Whenever a new comic book movie hits the screens, the fanboys are a hilarious sight to behold. They hypothesize, bitch, obsess, and while sitting in the theater flinch like they're about to be hit with a rock. And it's all because they want Hollywood to be true to their love. With Spider-Man their greatest wish came true, and with Daredevil, their worst fears realized. But perhaps of all the films cranking out of the Marvel machine, none carry the stink of failure more prominently than Fantastic 4. Why? Simply put, it's hard to accept that a walking rock pile, a see-through woman, a human matchstick, and a rubberized nerd can save the world.

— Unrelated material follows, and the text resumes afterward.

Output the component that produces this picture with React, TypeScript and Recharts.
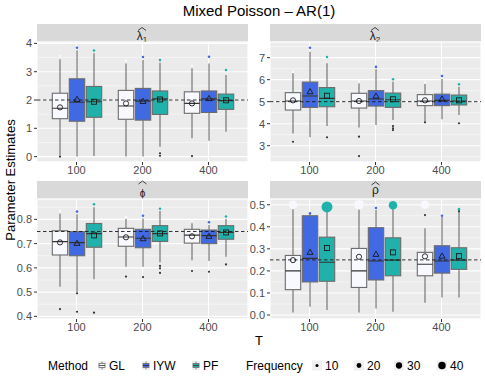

And maybe that's why this Fantastic 4 works; the director never tries to make this moderately enjoyable foursome more "super" than they really are.
More or less, the plot sticks to classic Marvel party lines. On a scientific mission to capture cosmic rays, smarty-pants Reed Richards (Ioan Gruffudd) blasts off into space with pal Ben Grimm (The Shield's Michael Chiklis), hotshot Johnny Storm (Chris Evans), and love interest Susan Storm (Jessica Alba). And while it's unfortunate that Reed's billionaire rival Victor Von Doom (Nip/Tuck's Julian McMahon) tags along for the ride, things get exponentially worse when they are all bombarded by cosmic rays. Reed gets stretchy, Susan goes invisible, Johnny bursts into flame at the drop of a hat, and Ben turns into a monstrous orange pile of rocks. And as for the already megalomaniacal Von Doom, he grows increasingly less nice, vowing eternal revenge on his genetically altered space mates.
Perhaps director Tim Story (Taxi) had low expectations for this project as well, because he never tries to overcompensate for the lack of a huge operatic story--and that's why it works. A nuclear bomb isn't ready to explode, and the world's not about to end. This is a small, whimsical story of four people who don't like each other very much getting really fucked up in space--and then learning how to deal with it. The acting is accomplished across the board, the CG is certainly acceptable, but most importantly, it captures the humor and isolated feeling of the original Stan Lee/Jack Kirby comics, without the strained bombast of recent Marvel outings. Fanboys can relax; because this time, the underachievers win.